Its not easy to navigate through Bryson City. Coming in from the SW, came into the "back" way, I got the tour. Fortunately, there are good signs to show the way to Deep Creek.

When I got there, I could see why - tubing. Lots of vendors hawking tubes for floating on the creek.

Picked up the area informational pamphlet ($1.50) trail-side. First was a climb up to Juney Whank Falls From there, you can follow the horse trail (making a loop) or drop down to the Deep Creek Trail. I opted the second.

After a steep decent, I was on the Deep Creek Trail - a very wide trail. It was a short walk up to Tom Branch Falls. This is a small, tall falls where the water drops into the main creek.

Another short hike up along Deep Creek brings you up to the junction of Deep Creek Trail and the Indian Creek Trail. Just up some 200 feet on Indian Creek Trail is the Indian Creek Falls. This was the largest of the falls on the loop. The photo above is of Indian Creek Falls.

From Deep Creek area, I headed to Cherokee, NC, stopping for lunch. Cherokee is at the South end of the Great Smoky Mountains NP and on an Indian Reservation. Its a tourist trap town. Ended up fast food to easy the hungries.

Next, it was a drive on into the park. Stopped to look out the Mingus Mill. Took a couple photos here. Then back up the road. Paused to take some photos at overlooks.

Took the extra 7 mile drive up the Clingmans Dome road. They are doing work on the parking lot. I did not walk up the trail (lots of climbing) to the observation deck. Just too much for my legs. From Clingmans Dome, back on Hwy 441, it was a very short drive to Newfound Gap

The lower photo in this post is a HDR photo of the view from Newfound Gap. This is at the Tennessee/North Carolina state line. It is also the point where the Appalachian Trail crosses the park road.

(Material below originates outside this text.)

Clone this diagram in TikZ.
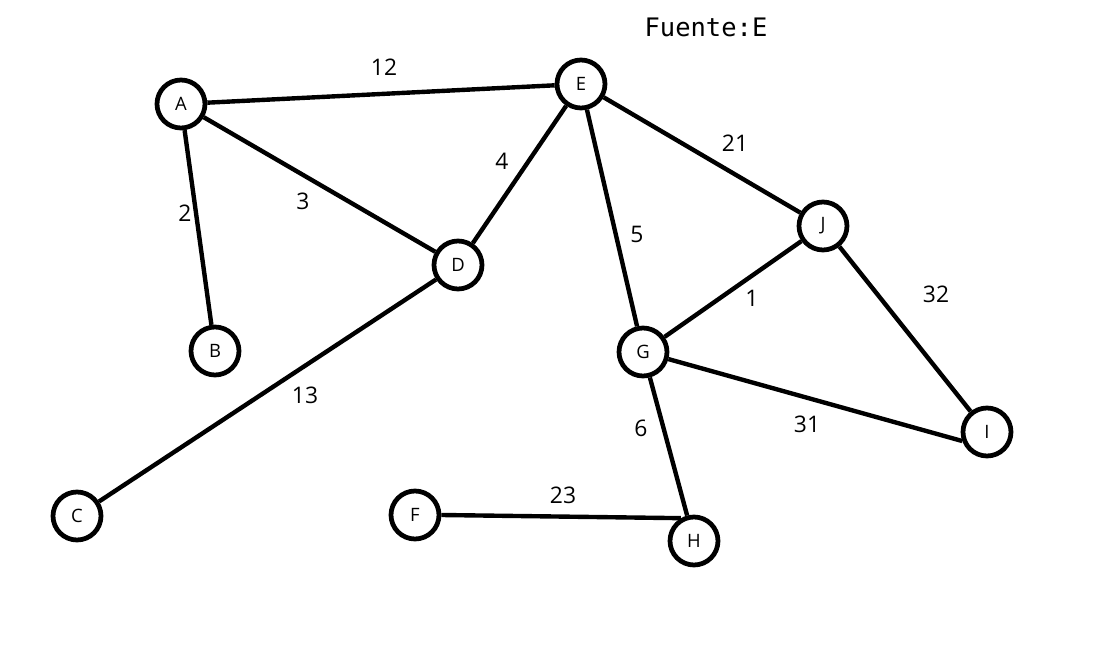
\documentclass[tikz,border=0pt]{standalone}
\usepackage{fontspec}
\setmainfont{Open Sans}
\newfontfamily\monofont{DejaVu Sans Mono}
\begin{document}
\begin{tikzpicture}[x=0.02cm,y=-0.02cm,
  vertex/.style={circle,draw,line width=2.7pt,minimum size=0.96cm,inner sep=0pt,font=\fontsize{10.5}{12}\selectfont,fill=white},
  edge/.style={line width=2.5pt},
  wt/.style={font=\fontsize{13}{15}\selectfont}]
\useasboundingbox (0,0) rectangle (1100,672);
\fill[white] (0,0) rectangle (1100,672);
% vertices
\node[vertex] (A) at (181,104) {A};
\node[vertex] (B) at (215,351) {B};
\node[vertex] (C) at (77,516) {C};
\node[vertex] (D) at (458,265) {D};
\node[vertex] (E) at (581,84) {E};
\node[vertex] (F) at (415,515) {F};
\node[vertex] (G) at (643,352) {G};
\node[vertex] (H) at (694,541) {H};
\node[vertex] (I) at (987,432) {I};
\node[vertex] (J) at (823,226) {J};
% weighted edges
\draw[edge] (A) -- (E);
\draw[edge] (A) -- (B);
\draw[edge] (A) -- (D);
\draw[edge] (D) -- (E);
\draw[edge] (D) -- (C);
\draw[edge] (E) -- (J);
\draw[edge] (E) -- (G);
\draw[edge] (J) -- (G);
\draw[edge] (J) -- (I);
\draw[edge] (G) -- (I.200);
\draw[edge] (G) -- (H);
\draw[edge] (F.east) -- (H.120);
% weights
\node[wt] (w12) at (384,67) {12};
\node[wt] (w2) at (185,213) {2};
\node[wt] (w3) at (303,201) {3};
\node[wt] (w4) at (502,161) {4};
\node[wt] (w21) at (735,143) {21};
\node[wt] (w5) at (637,234) {5};
\node[wt] (w1) at (752,298) {1};
\node[wt] (w32) at (936,294) {32};
\node[wt] (w13) at (305,395) {13};
\node[wt] (w6) at (641,428) {6};
\node[wt] (w31) at (807,424) {31};
\node[wt] (w23) at (563,495) {23};
% source caption
\node[font=\monofont\fontsize{14.5}{17}\selectfont] (src) at (706,27) {Fuente:E};
\end{tikzpicture}
\end{document}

By now, it was time to head back to Asheville. It was a uneventful drive back.

Tsali Trails

Tsali Trails (Bryson City, NC) uses a rotating trail use system. I was looking to ride the Right Loop, then I needed to ride Monday, Wednesday, Friday, or Sunday. June 30th was a Wednesday so I headed to Tsali.

It was about 70 miles from Asheville to Tsali. Surprisingly, the road is mostly 4-lane divided highway. Only the last 12-15 miles from Bryson City to Tsali was 2-lane.

Another humid day in the Western North Carolina mountains. The good thing is that it was much cooler than yesterday.

I headed on Right Loop, which is listed as the easier loop. (Also, the Right Loop has a couple of "bail out" trails.) The trail is a contour trail, flowing the shore of Fontana Lake. The photo here is of the bike on the Right loop with the lake in the distance.

I was feeling pretty good at the first "bail". But, quickly the trail turn more gnarly. More roots, steep climbs, and heavy erosion. This was the first sections I had to walk. At the second "bail", I had enough. Luckily, the bail trail drops you onto a gravel road (which is also the right loop (and for some sections left loop). It was a quick return to the trailhead.

Wish the trail had stayed like the first section. I could have ridden longer. As it was, I rode 4.7 miles for 57 minutes - better than Tuesday.

After loading the bike onto the car, I headed to Bryson City and the Deep Creek area of the Great Smoky Mountains National Park.

Blue Ridge Parkway

Tuesday, June 29th

After a shower and change of clothes, I was off to drive a section of the Blue Ridge Parkway. I started driving up to the Blue Ridge Parkway Visitor Center & Park Headquarters. The HQ is Northeast of Asheville on the Parkway.

I picked up some maps, literature, and a t-shirt. Learned there is a detour south of Asheville. Much of the detour was the same type of scenery than the Parkway. The detour took me past Looking Glass Falls.

Most of the rest of the drive was unremarkable. Like the Cherohala Skyway, its a limited access mountain road. Lots of turn-outs and view area. The big difference, you can really see something at the Parkway view areas.

A quick shower came across the Parkway. When the sun came back out, the "steam" started raising from the hills. The photo with this post is a view along the Parkway after the rain. The "smoke" is very evident in the photo.

The South end of the Blue Ridge Parkway is at Great Smoky Mountains National Park. So, stopped in the visitor's center there to get info. Picked up a couple book to help plan my visit to the Park.

Bent Creek Trails

Tuesday morning I headed out to the Bent Creek Research and Demonstration Forest. I had heard that this is a good ride, specially with its proximity to Asheville.

At BioWheels, I picked up a copy of Western NC Pisgah, Volume II, Off the Beaten Track Mountain Bike Guide Series. The Deerfield-PineTree-Explorer loop was recommended to me. The loop starts from the Hardtimes Trailhead.

After about 0.3 miles on gravel road, the loop turns onto singletrack. This is the Homestead Trail (#3330. This is a wide trail along a creek and on to Lake Powhatan. The photo with this post is of a canopy of Rhododendron over the trail.

The loop takes a left turn and heads up. I had to start walking there. With the humidity, I was feeling miserable. There are no signs at trail junctions, so need at very good map or cue sheet to make the loop.

These factors and with all of the walking the day before at Biltmore, I called it a morning and headed back to the car. A disappointing 2 miles.